I was privy to an exercising of craftsmanship in negotiation this week.
Year 10 teenager walks down my corridor, purposeful strides, head bowed, frown burrowing into his face. He is not happy. It is mid-lesson. Very Senior Teacher has arrived early for their lesson and is preparing themself in the department base but comes out at the sound of unexpected footfall. The student slows; this is not a teacher you ignore without ramifications. He asks the student where he’s come from and why he’s not in his lesson. Before the student answers the ‘on-call’ Head of Year emerges through the doors in pursuit of the teenager.
“He’s walked out from Mr X’s lesson and decided to walk away from me”, says Head of Year to Very Senior teacher. “Is this the case Michael?’. The tone is calm, enquiring, but authoritative. “He’s refused to hand over his phone”, interjects Head of Year before student has time to respond. “And he won’t give it to me either”.
The challenge is set. WWYD. (What Would You Do?)
“Is this the case Michael? Did you refuse to hand your phone to your teacher? And why did he want it”. The facts are established. “He had it out in the lesson and was texting” interjects the Head of Year”. This provokes a reaction. “Yeah, well he’s no right to have it” responds Michael to Head of Year. Very senior teacher realises that he needs to narrow the negotiation to him and the student. Calmly, factually “OK Michael, were you using the phone in the lesson? And were you asked to hand it over to Mr X?” “I’m not giving it to no-one”, responds Michael. “But were you using it in the lesson?” “Yeah, but I was switching if off at the time”.

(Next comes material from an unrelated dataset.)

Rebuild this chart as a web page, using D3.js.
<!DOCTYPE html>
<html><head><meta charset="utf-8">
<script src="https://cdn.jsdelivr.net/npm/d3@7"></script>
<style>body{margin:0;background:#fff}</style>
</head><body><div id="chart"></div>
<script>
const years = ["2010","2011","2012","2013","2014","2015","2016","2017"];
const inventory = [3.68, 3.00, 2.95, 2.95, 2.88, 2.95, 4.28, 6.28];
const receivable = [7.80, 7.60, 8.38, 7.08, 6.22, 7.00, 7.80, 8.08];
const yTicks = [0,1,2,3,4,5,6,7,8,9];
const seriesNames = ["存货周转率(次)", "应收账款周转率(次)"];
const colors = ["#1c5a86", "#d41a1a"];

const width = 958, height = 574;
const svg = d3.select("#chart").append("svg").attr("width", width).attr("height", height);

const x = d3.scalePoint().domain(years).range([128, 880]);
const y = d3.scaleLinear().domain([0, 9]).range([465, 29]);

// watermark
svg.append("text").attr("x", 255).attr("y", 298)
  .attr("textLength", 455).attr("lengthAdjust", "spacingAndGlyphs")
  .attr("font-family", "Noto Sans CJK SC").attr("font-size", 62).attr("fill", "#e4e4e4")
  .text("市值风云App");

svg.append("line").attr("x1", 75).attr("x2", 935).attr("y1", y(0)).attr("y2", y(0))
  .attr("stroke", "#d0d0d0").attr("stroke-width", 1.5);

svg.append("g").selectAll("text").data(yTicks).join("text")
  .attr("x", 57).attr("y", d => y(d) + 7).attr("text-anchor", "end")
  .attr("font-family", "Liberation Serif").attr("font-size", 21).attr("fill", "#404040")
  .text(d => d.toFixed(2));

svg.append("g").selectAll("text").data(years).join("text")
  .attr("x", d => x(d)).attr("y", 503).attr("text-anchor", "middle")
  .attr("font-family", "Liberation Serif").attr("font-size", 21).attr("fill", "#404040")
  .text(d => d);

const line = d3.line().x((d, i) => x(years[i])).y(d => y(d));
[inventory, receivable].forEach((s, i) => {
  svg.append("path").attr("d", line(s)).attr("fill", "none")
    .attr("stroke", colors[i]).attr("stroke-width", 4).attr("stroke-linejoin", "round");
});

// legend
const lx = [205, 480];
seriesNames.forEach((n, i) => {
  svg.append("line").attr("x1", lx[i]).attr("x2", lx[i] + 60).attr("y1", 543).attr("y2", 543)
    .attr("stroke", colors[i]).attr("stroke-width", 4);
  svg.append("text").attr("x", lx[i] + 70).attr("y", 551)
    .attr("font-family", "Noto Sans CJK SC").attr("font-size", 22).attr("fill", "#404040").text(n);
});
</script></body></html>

“OK, well you know the school policy on phones Michael, they’re not allowed in lessons and as you’ve admitted you were using it you need to hand it over now.” Michaels resistance leads him to claim “I’m not handing it over. Last time I handed my phone over it came back with the screen scratched. No way I’m giving it over”.
Very Senior Teacher positions himself between Head of Year and student so that only he is in Michael’s eye-line : “When did this happen Michael – you say you had to hand your phone over before?” (clever – establishing precedence) Michael replies “Last year. Handed it over and when I got it back the screen was scratched”. (touche – establishing reasoned justification for non-co-operation). A pause. “Well that was before I arrived at the school. I can’t claim to know what happened before I was here, can I? What I know is, that in all the time I’ve been here every phone that has been handed in (good choice of term – not ‘confiscated’ – sounds more a choice of the student) has been returned in exactly the same state it was passed over.” (Establishing a high standard of respect towards student property. Student argument negated). Michael thinks. “I’m still not giving it over”. (Impasse – but student’s position has weakened to straightforward refusal to comply).
The Constrained Choice
“Well, Michael. You know the situation here. If you choose to refuse to pass your phone to us for safe-keeping (neat choice of reassuring offer), then you know it will mean you are excluded. Which I’m sure you don’t want, but you are going to have to make a decision here. You know the policy. It’s either a case of letting us look after your phone until the end of the day – or an exclusion on your record.”
Michael thinks. “Well I don’t want to be excluded.” Pause. Given thinking time for the alternatives. “But I don’t want my phone scratched”. Setting up for the deal-clincher. Very Senior Teacher; “I give you my personal assurance, Michael, that if you let us look after your phone (caring phrasing again), then you will get it back in exactly the same condition that you give it to us”. (Inclusive – bringing the head of Year back into the negotiation). Long pause. “All right then.” Michael hands over his phone.
The Very Senior Teacher asks that Michael hands the phone to the Head of Year (compensates for the earlier refusal they received), and says to Michael, “That’s a really wise choice, Michael. Getting an exclusion would have done you no good at all. I think you’ve made a sensible decision there.” Michael nods an acknowledgement. “I’ll see that your phone is put in an envelope and left in the main office for you to collect at the end of the day. Can you go with your Head of Year now and he will see that you are looked after until the end of this lesson.”
(This was an incident that took place outside my office recently. It was a master-class in defusing and resolving the type of issue that happens many times a day in numerous schools. I witnessed an exercise in ‘mutual respect’ towards all parties to achieve the necessary ends).